*Directive*:
Restate exactly the lines that run from the start of the records below to the line containing "const y = d3.scaleLinear().domain([2555, 3218]).range([H", counting both ends, and nothing else; pictures stay out.

*Dataset extract*:
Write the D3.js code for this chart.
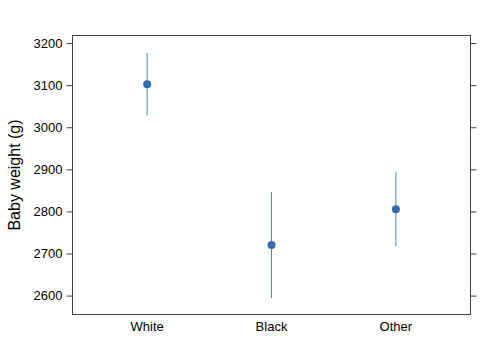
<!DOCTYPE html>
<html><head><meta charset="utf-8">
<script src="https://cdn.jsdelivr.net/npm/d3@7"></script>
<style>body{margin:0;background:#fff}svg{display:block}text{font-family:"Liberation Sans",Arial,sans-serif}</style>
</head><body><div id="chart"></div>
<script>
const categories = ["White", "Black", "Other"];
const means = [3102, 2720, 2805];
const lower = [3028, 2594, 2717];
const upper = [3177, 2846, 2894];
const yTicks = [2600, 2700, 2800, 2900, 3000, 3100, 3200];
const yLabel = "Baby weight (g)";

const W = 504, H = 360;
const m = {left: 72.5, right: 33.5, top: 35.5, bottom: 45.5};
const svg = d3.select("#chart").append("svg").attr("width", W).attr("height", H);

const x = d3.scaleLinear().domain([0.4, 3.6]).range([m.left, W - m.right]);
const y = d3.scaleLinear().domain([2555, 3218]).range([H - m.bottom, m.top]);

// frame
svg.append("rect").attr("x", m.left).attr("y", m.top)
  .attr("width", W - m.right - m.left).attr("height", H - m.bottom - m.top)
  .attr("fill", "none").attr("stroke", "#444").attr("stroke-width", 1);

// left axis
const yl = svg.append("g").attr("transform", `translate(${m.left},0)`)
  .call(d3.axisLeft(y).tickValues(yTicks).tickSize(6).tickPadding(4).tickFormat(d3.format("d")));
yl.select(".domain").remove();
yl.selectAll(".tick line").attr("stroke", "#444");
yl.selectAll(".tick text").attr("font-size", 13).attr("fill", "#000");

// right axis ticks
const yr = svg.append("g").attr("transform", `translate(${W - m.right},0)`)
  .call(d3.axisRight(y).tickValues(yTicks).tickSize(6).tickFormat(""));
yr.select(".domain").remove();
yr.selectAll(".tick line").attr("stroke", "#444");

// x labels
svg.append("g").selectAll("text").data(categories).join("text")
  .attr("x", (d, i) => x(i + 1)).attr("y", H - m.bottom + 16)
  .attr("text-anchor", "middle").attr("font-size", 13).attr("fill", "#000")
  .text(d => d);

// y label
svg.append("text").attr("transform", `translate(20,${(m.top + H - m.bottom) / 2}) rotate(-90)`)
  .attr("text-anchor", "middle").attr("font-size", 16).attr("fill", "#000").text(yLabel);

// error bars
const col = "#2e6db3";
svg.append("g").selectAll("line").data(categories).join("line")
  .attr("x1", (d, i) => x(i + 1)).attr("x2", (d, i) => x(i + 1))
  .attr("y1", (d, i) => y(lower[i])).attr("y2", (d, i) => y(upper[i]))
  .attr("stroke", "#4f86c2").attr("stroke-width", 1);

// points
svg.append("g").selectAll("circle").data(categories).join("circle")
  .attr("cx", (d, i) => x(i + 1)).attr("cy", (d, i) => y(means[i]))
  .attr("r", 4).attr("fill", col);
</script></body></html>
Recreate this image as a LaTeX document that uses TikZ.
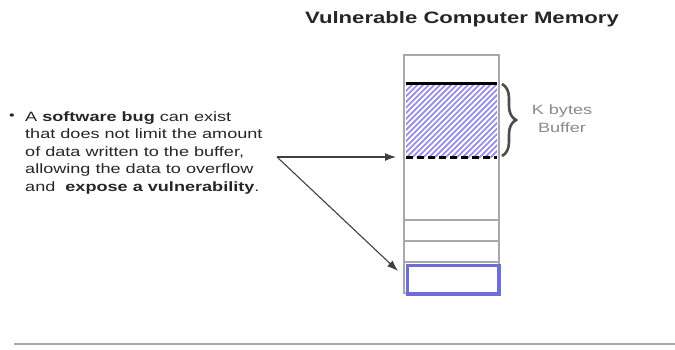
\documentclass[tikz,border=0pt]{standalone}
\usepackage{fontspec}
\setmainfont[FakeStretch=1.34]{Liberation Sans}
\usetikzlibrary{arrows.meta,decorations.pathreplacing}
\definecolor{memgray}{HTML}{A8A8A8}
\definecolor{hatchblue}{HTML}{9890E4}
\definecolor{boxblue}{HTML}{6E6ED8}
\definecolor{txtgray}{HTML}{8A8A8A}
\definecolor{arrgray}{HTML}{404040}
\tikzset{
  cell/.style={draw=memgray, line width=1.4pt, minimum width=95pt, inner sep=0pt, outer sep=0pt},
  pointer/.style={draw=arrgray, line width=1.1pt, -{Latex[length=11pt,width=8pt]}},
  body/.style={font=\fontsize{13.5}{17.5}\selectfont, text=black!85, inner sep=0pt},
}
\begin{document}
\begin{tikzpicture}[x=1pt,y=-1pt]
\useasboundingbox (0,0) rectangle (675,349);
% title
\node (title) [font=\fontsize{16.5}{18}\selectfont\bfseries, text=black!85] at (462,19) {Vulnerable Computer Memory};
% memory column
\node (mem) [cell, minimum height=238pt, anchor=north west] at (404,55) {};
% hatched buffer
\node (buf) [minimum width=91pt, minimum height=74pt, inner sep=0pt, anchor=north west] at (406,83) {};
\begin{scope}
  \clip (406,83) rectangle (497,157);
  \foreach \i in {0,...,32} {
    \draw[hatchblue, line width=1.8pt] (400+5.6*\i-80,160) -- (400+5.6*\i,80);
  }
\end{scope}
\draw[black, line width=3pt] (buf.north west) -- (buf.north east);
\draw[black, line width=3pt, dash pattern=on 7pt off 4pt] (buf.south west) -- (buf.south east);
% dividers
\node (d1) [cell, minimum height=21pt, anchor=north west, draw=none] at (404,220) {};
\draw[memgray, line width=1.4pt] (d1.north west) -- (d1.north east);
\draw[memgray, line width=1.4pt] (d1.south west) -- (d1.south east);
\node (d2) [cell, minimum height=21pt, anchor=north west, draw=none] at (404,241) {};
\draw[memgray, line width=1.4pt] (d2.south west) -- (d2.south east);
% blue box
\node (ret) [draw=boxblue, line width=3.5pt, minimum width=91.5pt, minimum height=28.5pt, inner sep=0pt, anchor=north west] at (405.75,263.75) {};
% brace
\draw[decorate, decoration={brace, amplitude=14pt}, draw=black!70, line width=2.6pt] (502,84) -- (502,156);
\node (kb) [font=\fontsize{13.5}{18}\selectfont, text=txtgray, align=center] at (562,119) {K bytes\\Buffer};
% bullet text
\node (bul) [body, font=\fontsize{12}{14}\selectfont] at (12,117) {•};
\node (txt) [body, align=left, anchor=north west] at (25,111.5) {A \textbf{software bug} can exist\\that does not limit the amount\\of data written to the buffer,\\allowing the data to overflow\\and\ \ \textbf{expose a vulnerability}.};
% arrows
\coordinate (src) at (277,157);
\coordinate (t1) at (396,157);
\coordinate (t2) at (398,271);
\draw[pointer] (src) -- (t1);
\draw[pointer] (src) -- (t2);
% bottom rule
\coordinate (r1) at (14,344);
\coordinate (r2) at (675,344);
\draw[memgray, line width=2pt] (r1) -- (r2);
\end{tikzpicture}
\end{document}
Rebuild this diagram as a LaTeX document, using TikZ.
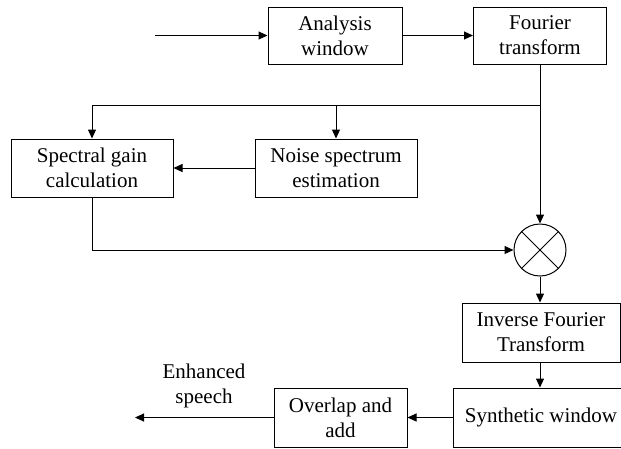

*Expected output*:
Write the D3.js code for this chart.
<!DOCTYPE html>
<html><head><meta charset="utf-8">
<script src="https://cdn.jsdelivr.net/npm/d3@7"></script>
<style>body{margin:0;background:#fff}svg{display:block}text{font-family:"Liberation Sans",Arial,sans-serif}</style>
</head><body><div id="chart"></div>
<script>
const categories = ["White", "Black", "Other"];
const means = [3102, 2720, 2805];
const lower = [3028, 2594, 2717];
const upper = [3177, 2846, 2894];
const yTicks = [2600, 2700, 2800, 2900, 3000, 3100, 3200];
const yLabel = "Baby weight (g)";

const W = 504, H = 360;
const m = {left: 72.5, right: 33.5, top: 35.5, bottom: 45.5};
const svg = d3.select("#chart").append("svg").attr("width", W).attr("height", H);

const x = d3.scaleLinear().domain([0.4, 3.6]).range([m.left, W - m.right]);
const y = d3.scaleLinear().domain([2555, 3218]).range([H - m.bottom, m.top]);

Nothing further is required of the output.